Steve Fallon

Personal information
- Full name: Stephen Paul Fallon
- Date of birth: 3 August 1956 (age 69)
- Place of birth: Peterborough, England
- Height: 6 ft 1 in (1.85 m)
- Position: Defender

Senior career*
- Years: Team / Apps / (Gls)
- Whittlesey
- 1973–1974: Kettering Town
- 1974–1986: Cambridge United / 410 / (27)
- 1986–1995: Cambridge City

Managerial career
- 1988–1996: Cambridge City (player-manager)
- 1999–2010: Histon
- 2012–2015: Soham Town Rangers
- 2015–2016: Histon

= Steve Fallon (footballer) =

English footballer (born 1956)

Stephen Paul Fallon (born 3 August 1956) is an English former footballer who made 410 appearances in the Football League playing as a defender for Cambridge United. From 1999 to 2010 he was manager of Histon. From 2012 Fallon was manager of Soham Town Rangers before he stepped down in October 2015, later in the same month he was reappointed manager of Histon. He is currently a PE teacher for Meridian Trust.

==Career==
Fallon was born in Peterborough and brought up in Whittlesey, Cambridgeshire. He played for Whittlesey and for Kettering Town before joining Cambridge United as an 18-year-old, where he went on to make 410 league appearances, helping the club to promotions from the Fourth to the Second Division. Fallon retired from League football in 1986 because of a knee injury, and then spent nine years as player-manager of Southern League club (and cross-city rivals) Cambridge City.

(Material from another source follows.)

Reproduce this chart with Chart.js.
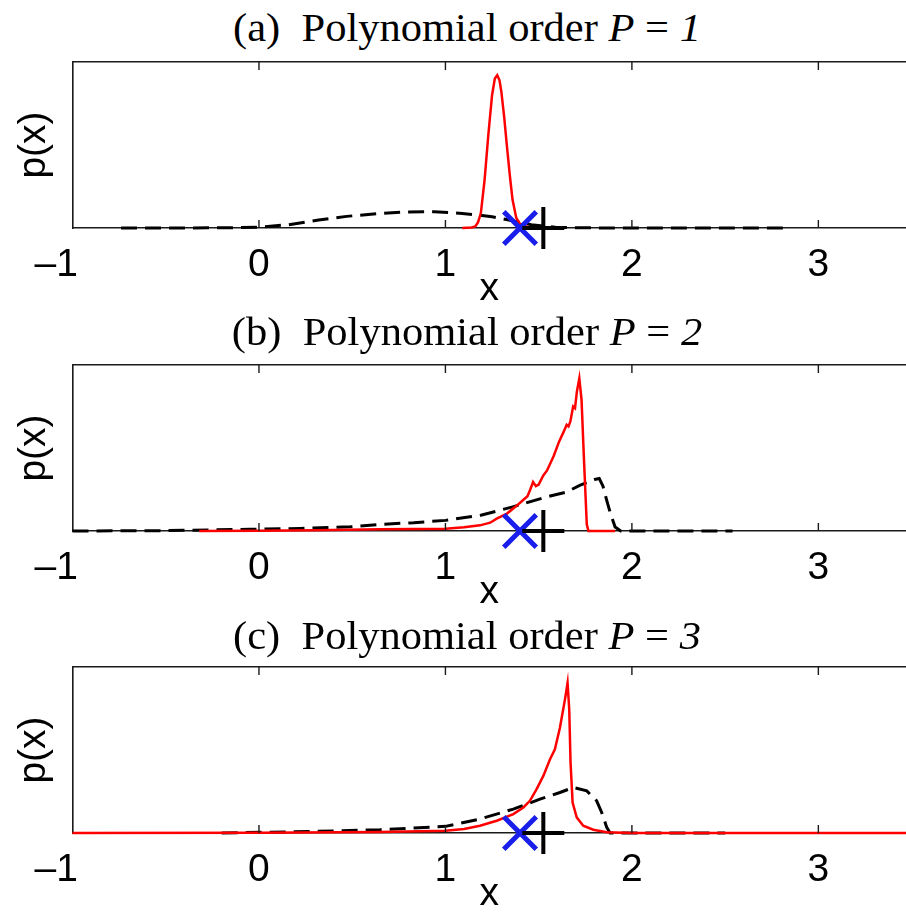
<!DOCTYPE html>
<html>
<head>
<meta charset="utf-8">
<script src="https://cdn.jsdelivr.net/npm/chart.js@4/dist/chart.umd.min.js"></script>
<style>
  html, body { margin: 0; padding: 0; background: #fff; width: 906px; height: 914px; overflow: hidden; }
  .panel { position: absolute; left: 0; width: 906px; height: 256px; }
  .title {
    position: absolute; left: 0; width: 934px; text-align: center;
    font-family: "Liberation Serif", "Times New Roman", serif;
    font-size: 39px; line-height: 39px; white-space: pre; color: #000;
    transform: scaleX(1.09); transform-origin: 467px 0;
  }
</style>
</head>
<body>
<div class="title" style="top:8px">(a)  Polynomial order <i>P</i> = <i>1</i></div>
<div class="panel" style="top:60px"><canvas id="pa"></canvas></div>
<div class="title" style="top:312px">(b)  Polynomial order <i>P</i> = <i>2</i></div>
<div class="panel" style="top:363px"><canvas id="pb"></canvas></div>
<div class="title" style="top:616px">(c)  Polynomial order <i>P</i> = <i>3</i></div>
<div class="panel" style="top:665px"><canvas id="pc"></canvas></div>

<script>
// x axis
const xMin = -1;
const xMax = 3.47;
const xTickValues = [-1, 0, 1, 2, 3];
const xTickLabels = ['\u20131   ', '0', '1', '2', '3'];

// reference points (true value and estimate) shared by all three panels
const trueX = [1.525];
const estX = [1.40];
const markerY = [0];

// (a) P = 1
const aRedX  = [1.09, 1.14, 1.16, 1.175, 1.19, 1.21, 1.23, 1.25, 1.265, 1.278, 1.29, 1.30, 1.315, 1.33, 1.345, 1.36, 1.38, 1.40, 1.42, 1.45];
const aRedY  = [0, 0.003, 0.01, 0.035, 0.09, 0.29, 0.56, 0.80, 0.90, 0.92, 0.89, 0.82, 0.67, 0.49, 0.32, 0.17, 0.06, 0.025, 0.012, 0.004];
const aDashX = [-0.74, -0.4, -0.15, 0, 0.16, 0.32, 0.47, 0.63, 0.78, 0.94, 1.09, 1.25, 1.34, 1.46, 1.59, 1.75, 2.0, 2.4, 2.81];
const aDashY = [0, 0, 0.002, 0.005, 0.02, 0.048, 0.07, 0.086, 0.096, 0.098, 0.088, 0.068, 0.048, 0.02, 0.004, 0.001, 0, 0, 0];

// (b) P = 2
const bRedX  = [-0.32, 0, 0.3, 0.65, 1.0, 1.1, 1.185, 1.24, 1.275, 1.33, 1.38, 1.42, 1.44, 1.455, 1.47, 1.485, 1.50, 1.525, 1.545, 1.58, 1.61, 1.635, 1.65, 1.66, 1.67, 1.685, 1.695, 1.705, 1.718, 1.73, 1.743, 1.758, 1.767, 1.91];
const bRedY  = [0, 0.002, 0.005, 0.01, 0.014, 0.022, 0.034, 0.05, 0.074, 0.105, 0.15, 0.19, 0.21, 0.25, 0.295, 0.27, 0.28, 0.335, 0.365, 0.45, 0.54, 0.60, 0.64, 0.63, 0.66, 0.75, 0.74, 0.84, 0.92, 0.79, 0.43, 0.04, 0, 0];
const bDashX = [-1, -0.5, -0.05, 0.22, 0.49, 0.65, 0.83, 1.0, 1.19, 1.36, 1.54, 1.65, 1.72, 1.80, 1.825, 1.845, 1.865, 1.885, 1.91, 1.94, 2.2, 2.54];
const bDashY = [0, 0.002, 0.01, 0.015, 0.025, 0.04, 0.05, 0.064, 0.095, 0.145, 0.205, 0.235, 0.275, 0.31, 0.316, 0.27, 0.185, 0.105, 0.024, 0, 0, 0];

// (c) P = 3
const cRedX  = [-1, 0, 0.65, 1.0, 1.1, 1.185, 1.275, 1.364, 1.418, 1.453, 1.489, 1.525, 1.561, 1.587, 1.614, 1.641, 1.655, 1.664, 1.671, 1.682, 1.704, 1.739, 1.793, 1.865, 2.0, 3.5];
const cRedY  = [0, 0.002, 0.006, 0.014, 0.024, 0.044, 0.074, 0.114, 0.154, 0.194, 0.264, 0.344, 0.444, 0.504, 0.634, 0.804, 0.904, 0.744, 0.424, 0.184, 0.094, 0.044, 0.02, 0.004, 0, 0];
const cDashX = [-0.2, 0.31, 0.65, 1.0, 1.185, 1.364, 1.507, 1.614, 1.686, 1.758, 1.811, 1.838, 1.865, 1.883, 2.1, 2.5];
const cDashY = [0, 0.01, 0.02, 0.04, 0.084, 0.144, 0.204, 0.244, 0.274, 0.254, 0.194, 0.124, 0.034, 0, 0, 0];

const axisColor = '#1a1a1a';
const sansFont = { family: '"Liberation Sans", Arial, Helvetica, sans-serif', size: 39 };

const toPoints = (xs, ys) => xs.map((x, i) => ({ x: x, y: ys[i] }));

// fixed-size axes: no extra label padding around the plot box
const noPad = s => { s.paddingLeft = 0; s.paddingRight = 0; s.paddingTop = 0; s.paddingBottom = 0; };

// MATLAB-style tick marks pointing into the axes box, top and bottom
const inwardTicks = {
  id: 'inwardTicks',
  afterDraw(chart) {
    const { ctx, chartArea } = chart;
    const sx = chart.scales.x;
    ctx.save();
    ctx.strokeStyle = axisColor;
    ctx.lineWidth = 1.4;
    xTickValues.forEach(v => {
      if (v === xMin) return;
      const px = sx.getPixelForValue(v);
      ctx.beginPath();
      ctx.moveTo(px, chartArea.bottom);
      ctx.lineTo(px, chartArea.bottom - 8);
      ctx.moveTo(px, chartArea.top);
      ctx.lineTo(px, chartArea.top + 8);
      ctx.stroke();
    });
    ctx.restore();
  }
};

function makePanel(id, redX, redY, dashX, dashY) {
  return new Chart(document.getElementById(id), {
    type: 'scatter',
    data: {
      datasets: [
        {
          label: 'true',
          data: toPoints(trueX, markerY),
          pointStyle: 'cross',
          pointRadius: 21,
          pointHoverRadius: 21,
          pointBorderWidth: 4,
          borderWidth: 4,
          pointBorderColor: '#000',
          borderColor: '#000',
          clip: false
        },
        {
          label: 'estimate',
          data: toPoints(estX, markerY),
          pointStyle: 'crossRot',
          pointRadius: 23,
          pointHoverRadius: 23,
          pointBorderWidth: 5,
          borderWidth: 5,
          pointBorderColor: 'rgb(25,30,235)',
          borderColor: 'rgb(25,30,235)',
          clip: false
        },
        {
          label: 'posterior',
          data: toPoints(redX, redY),
          showLine: true,
          borderColor: '#ff0000',
          borderWidth: 2.5,
          pointRadius: 0,
          pointHoverRadius: 0,
          tension: 0,
          clip: 4
        },
        {
          label: 'prior',
          data: toPoints(dashX, dashY),
          showLine: true,
          borderColor: '#000',
          borderWidth: 3,
          borderDash: [16, 8],
          pointRadius: 0,
          pointHoverRadius: 0,
          tension: 0,
          clip: 4
        }
      ]
    },
    options: {
      responsive: true,
      maintainAspectRatio: false,
      animation: false,
      events: [],
      layout: { autoPadding: false, padding: { top: 2, bottom: 3, left: 0, right: 0 } },
      plugins: { legend: { display: false }, tooltip: { enabled: false } },
      scales: {
        x: {
          type: 'linear',
          position: 'bottom',
          min: xMin,
          max: xMax,
          afterBuildTicks: s => { s.ticks = xTickValues.map(v => ({ value: v })); },
          afterFit: s => { s.height = 85; noPad(s); },
          grid: { display: false, drawTicks: false },
          border: { display: true, color: axisColor, width: 1.6 },
          ticks: {
            font: sansFont, color: '#000', padding: 14,
            maxRotation: 0, autoSkip: false,
            callback: (v, i) => xTickLabels[i]
          },
          title: { display: true, text: 'x', font: sansFont, color: '#000', padding: 0 }
        },
        xTop: {
          type: 'linear',
          position: 'top',
          min: xMin,
          max: xMax,
          afterFit: s => { s.height = 0; noPad(s); },
          grid: { display: false, drawTicks: false },
          border: { display: true, color: axisColor, width: 1.6 },
          ticks: { display: false }
        },
        y: {
          type: 'linear',
          min: 0,
          max: 1,
          afterFit: s => { s.width = 72.5; noPad(s); },
          grid: { display: false, drawTicks: false },
          border: { display: true, color: axisColor, width: 1.6 },
          ticks: { display: false },
          title: { display: true, text: 'p(x)', font: sansFont, color: '#000', padding: { top: 11, bottom: 0 } }
        }
      }
    },
    plugins: [inwardTicks]
  });
}

makePanel('pa', aRedX, aRedY, aDashX, aDashY);
makePanel('pb', bRedX, bRedY, bDashX, bDashY);
makePanel('pc', cRedX, cRedY, cDashX, cDashY);
</script>
</body>
</html>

In 1999 Fallon took over as manager of Histon, and led them from the Eastern Counties League Premier Division (level 9 of the English football league system) to the Conference National (level 5). In December 2006, Histon faced Fallon's former club Cambridge United in the first round of the FA Trophy in the first competitive match for more than 40 years between the two clubs, who had been seven divisions apart as recently as the early 1990s. Histon won 5–0. On 12 January 2010, a day after being re-instated as manager after being suspended following disagreements with the Chairman, it was announced that Histon had sacked Fallon citing "irreconcilable differences".

Fallon was appointed manager of Soham Town Rangers in March 2012 and stepped down in October 2015 and was then reappointed as manager of Histon in the same month. In October 2016 he became Director of Football, with Lance Key replacing him as manager.